We are reluctant to get involved in these issues. In addition to overcoming our usual handicaps of indolence and ignorance, a reasonable explanation of the problems would require a small book, possibly even a large one. Yet that book could come to no firm conclusion, and it isn't obvious to us that the project is important enough to merit the investment. The internal anatomy of these structures is very poorly preserved (Donoghue et al., 2006), dominated by phosphorite artifacts and inconsistent from specimen to specimen. Any real evolutionary signal may well be hopelessly swamped by taphonomic noise. Phosphorites can create an alarming variety of morphological artifacts in the process of phosphatization (Chen et al., 2002; Bengston & Budd, 2004) -- a problem made worse by the presence of two or three distinct modes of phosphatization at Doushantuo (Dornbos et al., 2005; Dornbos et al., 2006). In addition, occasional specimens preserved in chert (i.e., silicified, rather than phosphatized) are found in the same beds.

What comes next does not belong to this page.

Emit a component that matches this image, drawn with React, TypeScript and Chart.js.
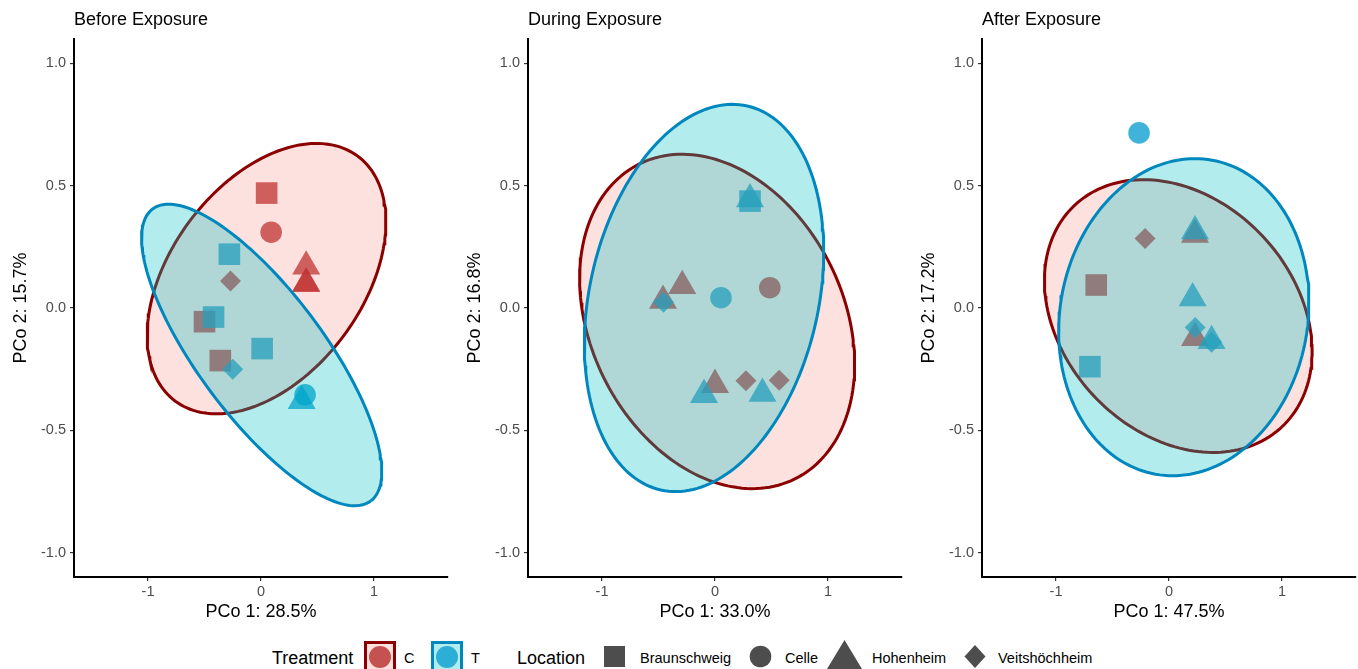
import React, { useEffect, useRef } from 'react';
import { Chart, registerables } from 'chart.js';

Chart.register(...registerables);

const FONT = '"Liberation Sans", Arial, Helvetica, sans-serif';

// ---- labels / ticks ----
const PANEL_TITLES = ['Before Exposure', 'During Exposure', 'After Exposure'];
const X_AXIS_TITLES = ['PCo 1: 28.5%', 'PCo 1: 33.0%', 'PCo 1: 47.5%'];
const Y_AXIS_TITLES = ['PCo 2: 15.7%', 'PCo 2: 16.8%', 'PCo 2: 17.2%'];
const X_TICKS = [-1, 0, 1];
const Y_TICKS = [-1, -0.5, 0, 0.5, 1];
const LOCATIONS = ['Braunschweig', 'Celle', 'Hohenheim', 'Veitshöchheim'];
// location codes: B = Braunschweig, C = Celle, H = Hohenheim, V = Veitshöchheim

// ---- Before exposure ----
const BEFORE_C_X = [0.05, 0.09, 0.40, 0.40, 0.40, -0.27, -0.50, -0.36];
const BEFORE_C_Y = [0.47, 0.31, 0.17, 0.10, 0.10, 0.11, -0.056, -0.215];
const BEFORE_C_LOC = ['B', 'C', 'H', 'H', 'H', 'V', 'B', 'B'];
const BEFORE_T_X = [-0.28, -0.42, 0.01, -0.25, 0.36, 0.39];
const BEFORE_T_Y = [0.22, -0.037, -0.166, -0.25, -0.38, -0.355];
const BEFORE_T_LOC = ['B', 'B', 'B', 'V', 'H', 'C'];
// ellipse: centre x, centre y, axis-1 dx, dy, axis-2 dx, dy
const BEFORE_C_ELLIPSE = [0.049, 0.12, 0.807, 0.501, -0.682, 0.234];
const BEFORE_T_ELLIPSE = [0.006, -0.192, 0.965, -0.597, 0.446, 0.1535];

// ---- During exposure ----
const DURING_C_X = [-0.46, -0.29, 0.485, 0.0, 0.274, 0.568];
const DURING_C_Y = [0.03, 0.09, 0.083, -0.314, -0.298, -0.295];
const DURING_C_LOC = ['H', 'H', 'C', 'H', 'V', 'V'];
const DURING_T_X = [0.31, 0.31, -0.456, 0.053, -0.097, 0.42];
const DURING_T_Y = [0.437, 0.445, 0.024, 0.042, -0.355, -0.35];
const DURING_T_LOC = ['B', 'H', 'V', 'C', 'H', 'H'];
const DURING_C_ELLIPSE = [0.019, -0.055, 0.688, -0.644, 1.004, 0.2295];
const DURING_T_ELLIPSE = [-0.097, 0.041, 0.383, 0.785, -0.9875, 0.103];

// ---- After exposure ----
const AFTER_C_X = [-0.212, 0.23, -0.644, 0.23];
const AFTER_C_Y = [0.284, 0.30, 0.094, -0.122];
const AFTER_C_LOC = ['V', 'H', 'B', 'H'];
const AFTER_T_X = [-0.265, 0.23, 0.209, 0.232, 0.377, 0.377, -0.70];
const AFTER_T_Y = [0.716, 0.314, 0.04, -0.08, -0.135, -0.14, -0.24];
const AFTER_T_LOC = ['C', 'H', 'H', 'V', 'H', 'V', 'B'];
const AFTER_C_ELLIPSE = [0.082, -0.033, 0.9156, -0.4538, 0.7517, 0.3243];
const AFTER_T_ELLIPSE = [0.131, -0.0376, 0.251, 0.642, -1.0787, 0.0902];

// ---- styles ----
const SHAPE_STYLE: Record<string, string> = { B: 'rect', C: 'circle', H: 'triangle', V: 'rectRot' };
const SHAPE_RADIUS: Record<string, number> = { B: 15.3, C: 10.8, H: 16.2, V: 10.5 };
const POINT_C = 'rgba(178,34,34,0.75)';
const POINT_T = 'rgba(0,154,205,0.75)';
const LINE_C = '#8B0000';
const LINE_T = '#0087BE';
const FILL_C = 'rgba(248,118,109,0.22)';
const FILL_T = 'rgba(0,191,196,0.3)';

const PANEL_LEFT = [0, 454, 908];

function ellipsePoints(e: number[]) {
  const pts: { x: number; y: number }[] = [];
  const n = 180;
  for (let i = 0; i <= n; i++) {
    const t = (i / n) * Math.PI * 2;
    pts.push({
      x: e[0] + e[2] * Math.cos(t) + e[4] * Math.sin(t),
      y: e[1] + e[3] * Math.cos(t) + e[5] * Math.sin(t),
    });
  }
  return pts;
}

function pointDataset(xs: number[], ys: number[], locs: string[], color: string, order: number) {
  return {
    type: 'scatter' as const,
    data: xs.map((x, i) => ({ x, y: ys[i] })),
    backgroundColor: color,
    borderWidth: 0,
    borderColor: 'rgba(0,0,0,0)',
    pointStyle: (ctx: any) => SHAPE_STYLE[locs[ctx.dataIndex]] as any,
    pointRadius: (ctx: any) => SHAPE_RADIUS[locs[ctx.dataIndex]],
    pointHoverRadius: (ctx: any) => SHAPE_RADIUS[locs[ctx.dataIndex]],
    order,
  };
}

function ellipseDataset(e: number[], line: string, fill: string, order: number) {
  return {
    type: 'scatter' as const,
    data: ellipsePoints(e),
    showLine: true,
    borderColor: line,
    borderWidth: 3,
    backgroundColor: fill,
    fill: 'shape' as any,
    pointRadius: 0,
    pointHoverRadius: 0,
    tension: 0,
    order,
  };
}

interface PanelProps {
  idx: number;
  cX: number[]; cY: number[]; cLoc: string[];
  tX: number[]; tY: number[]; tLoc: string[];
  cEll: number[]; tEll: number[];
}

function Panel(p: PanelProps) {
  const ref = useRef<HTMLCanvasElement>(null);
  useEffect(() => {
    const chart = new Chart(ref.current as HTMLCanvasElement, {
      type: 'scatter',
      data: {
        datasets: [
          ellipseDataset(p.tEll, LINE_T, FILL_T, 0),
          ellipseDataset(p.cEll, LINE_C, FILL_C, 1),
          pointDataset(p.tX, p.tY, p.tLoc, POINT_T, 2),
          pointDataset(p.cX, p.cY, p.cLoc, POINT_C, 3),
        ] as any,
      },
      options: {
        animation: false,
        responsive: false,
        maintainAspectRatio: false,
        devicePixelRatio: 1,
        events: [],
        layout: { autoPadding: false, padding: { top: 39, right: 2, left: 0, bottom: 0 } },
        plugins: {
          legend: { display: false },
          tooltip: { enabled: false },
          title: { display: false },
        },
        scales: {
          x: {
            type: 'linear',
            min: -1.655,
            max: 1.655,
            afterBuildTicks: (s: any) => { s.ticks = X_TICKS.map((v) => ({ value: v })); },
            afterFit: (s: any) => { s.height = 53; },
            grid: { display: true, drawOnChartArea: false, drawTicks: true, tickLength: 4, color: '#333333', lineWidth: 1.2 },
            border: { display: true, color: '#000000', width: 2 },
            ticks: {
              font: { family: FONT, size: 14.5 },
              color: '#4D4D4D',
              padding: 2,
              maxRotation: 0,
              autoSkip: false,
              callback: (v: any) => String(v),
            },
            title: {
              display: true,
              text: X_AXIS_TITLES[p.idx],
              font: { family: FONT, size: 18 },
              color: '#000000',
              padding: { top: 0, bottom: 7 },
            },
          },
          y: {
            type: 'linear',
            min: -1.1,
            max: 1.1,
            afterBuildTicks: (s: any) => { s.ticks = Y_TICKS.map((v) => ({ value: v })); },
            afterFit: (s: any) => { s.width = 74; },
            grid: { display: true, drawOnChartArea: false, drawTicks: true, tickLength: 4, color: '#333333', lineWidth: 1.2 },
            border: { display: true, color: '#000000', width: 2 },
            ticks: {
              font: { family: FONT, size: 14.5 },
              color: '#4D4D4D',
              padding: 4,
              autoSkip: false,
              callback: (v: any) => Number(v).toFixed(1),
            },
            title: {
              display: true,
              text: Y_AXIS_TITLES[p.idx],
              font: { family: FONT, size: 18 },
              color: '#000000',
              padding: { top: 10, bottom: 0 },
            },
          },
        },
      } as any,
    });
    return () => chart.destroy();
  }, []);
  const left = PANEL_LEFT[p.idx];
  return (
    <>
      <canvas
        ref={ref}
        width={450}
        height={630}
        style={{ position: 'absolute', left, top: 0, width: 450, height: 630 }}
      />
      <div
        style={{
          position: 'absolute', left: left + 74, top: 9.6, fontFamily: FONT, fontSize: 18,
          lineHeight: '18px', whiteSpace: 'nowrap', color: '#000',
        }}
      >
        {PANEL_TITLES[p.idx]}
      </div>
    </>
  );
}

function Txt({ left, top, size, children }: { left: number; top: number; size: number; children: any }) {
  return (
    <span
      style={{
        position: 'absolute', left, top, fontFamily: FONT, fontSize: size,
        lineHeight: `${size}px`, whiteSpace: 'nowrap', color: '#000',
      }}
    >
      {children}
    </span>
  );
}

function Legend() {
  const grey = '#4D4D4D';
  return (
    <>
      <Txt left={272} top={648.7} size={18}>Treatment</Txt>
      <div style={{ position: 'absolute', left: 364, top: 641, width: 26, height: 26, border: `3px solid ${LINE_C}`, background: FILL_C }}>
        <div style={{ position: 'absolute', left: 2, top: 2, width: 22, height: 22, borderRadius: 11, background: POINT_C }} />
      </div>
      <Txt left={404} top={650.7} size={14.5}>C</Txt>
      <div style={{ position: 'absolute', left: 431, top: 641, width: 26, height: 26, border: `3px solid ${LINE_T}`, background: FILL_T }}>
        <div style={{ position: 'absolute', left: 2, top: 2, width: 22, height: 22, borderRadius: 11, background: POINT_T }} />
      </div>
      <Txt left={471} top={650.7} size={14.5}>T</Txt>
      <Txt left={517} top={648.7} size={18}>Location</Txt>
      <svg style={{ position: 'absolute', left: 600, top: 640, width: 36, height: 30 }} width={36} height={30}>
        <rect x={4} y={6} width={21} height={21} fill={grey} />
      </svg>
      <Txt left={640} top={650.7} size={14.5}>{LOCATIONS[0]}</Txt>
      <svg style={{ position: 'absolute', left: 746, top: 640, width: 36, height: 30 }} width={36} height={30}>
        <circle cx={14.5} cy={16.5} r={10.8} fill={grey} />
      </svg>
      <Txt left={785} top={650.7} size={14.5}>{LOCATIONS[1]}</Txt>
      <svg style={{ position: 'absolute', left: 825, top: 636, width: 40, height: 34 }} width={40} height={34}>
        <polygon points="19.5,4 37,33 2,33" fill={grey} />
      </svg>
      <Txt left={872} top={650.7} size={14.5}>{LOCATIONS[2]}</Txt>
      <svg style={{ position: 'absolute', left: 962, top: 640, width: 30, height: 30 }} width={30} height={30}>
        <polygon points="13,5 23.5,16.5 13,28 2.5,16.5" fill={grey} />
      </svg>
      <Txt left={998} top={650.7} size={14.5}>{LOCATIONS[3]}</Txt>
    </>
  );
}

export default function App() {
  return (
    <div style={{ position: 'absolute', left: 0, top: 0, width: 1358, height: 669, background: '#fff', overflow: 'hidden' }}>
      <Panel idx={0} cX={BEFORE_C_X} cY={BEFORE_C_Y} cLoc={BEFORE_C_LOC} tX={BEFORE_T_X} tY={BEFORE_T_Y} tLoc={BEFORE_T_LOC} cEll={BEFORE_C_ELLIPSE} tEll={BEFORE_T_ELLIPSE} />
      <Panel idx={1} cX={DURING_C_X} cY={DURING_C_Y} cLoc={DURING_C_LOC} tX={DURING_T_X} tY={DURING_T_Y} tLoc={DURING_T_LOC} cEll={DURING_C_ELLIPSE} tEll={DURING_T_ELLIPSE} />
      <Panel idx={2} cX={AFTER_C_X} cY={AFTER_C_Y} cLoc={AFTER_C_LOC} tX={AFTER_T_X} tY={AFTER_T_Y} tLoc={AFTER_T_LOC} cEll={AFTER_C_ELLIPSE} tEll={AFTER_T_ELLIPSE} />
      <Legend />
    </div>
  );
}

Yin et al. (2004).

One reason for this variety is that the the embryo fossils are found in intraclasts. Intraclasts are typically grains of partially fossilized material ripped from the sea floor, or from some nearshore mudflat, during a storm or other high-energy event and thoroughly mixed with everything else which is being churned around at the same time. In the case of Doushantuo, the grains were deposited by storms above the fair-weather wave base (the depth at which normal waves don't stir things up). Zhou et al. (2002). As a result the intraclasts were knocked around, (presumably) abraded, and further mixed by wave action before finally settling again.

Plainly, no one has a really good handle on the environment(s) in which the embryos developed, or what their various histories may have been. Like these fossils, scientific opinion in recent years has been thoroughly mixed by high-energy currents, subjected to all kinds of alterations, and -- unlike the fossils -- has not yet had an adequate opportunity to settle and consolidate. Consequently, we will defer further discussion of these odd varmints (the fossils, not the scientists) to another day. ATW081219.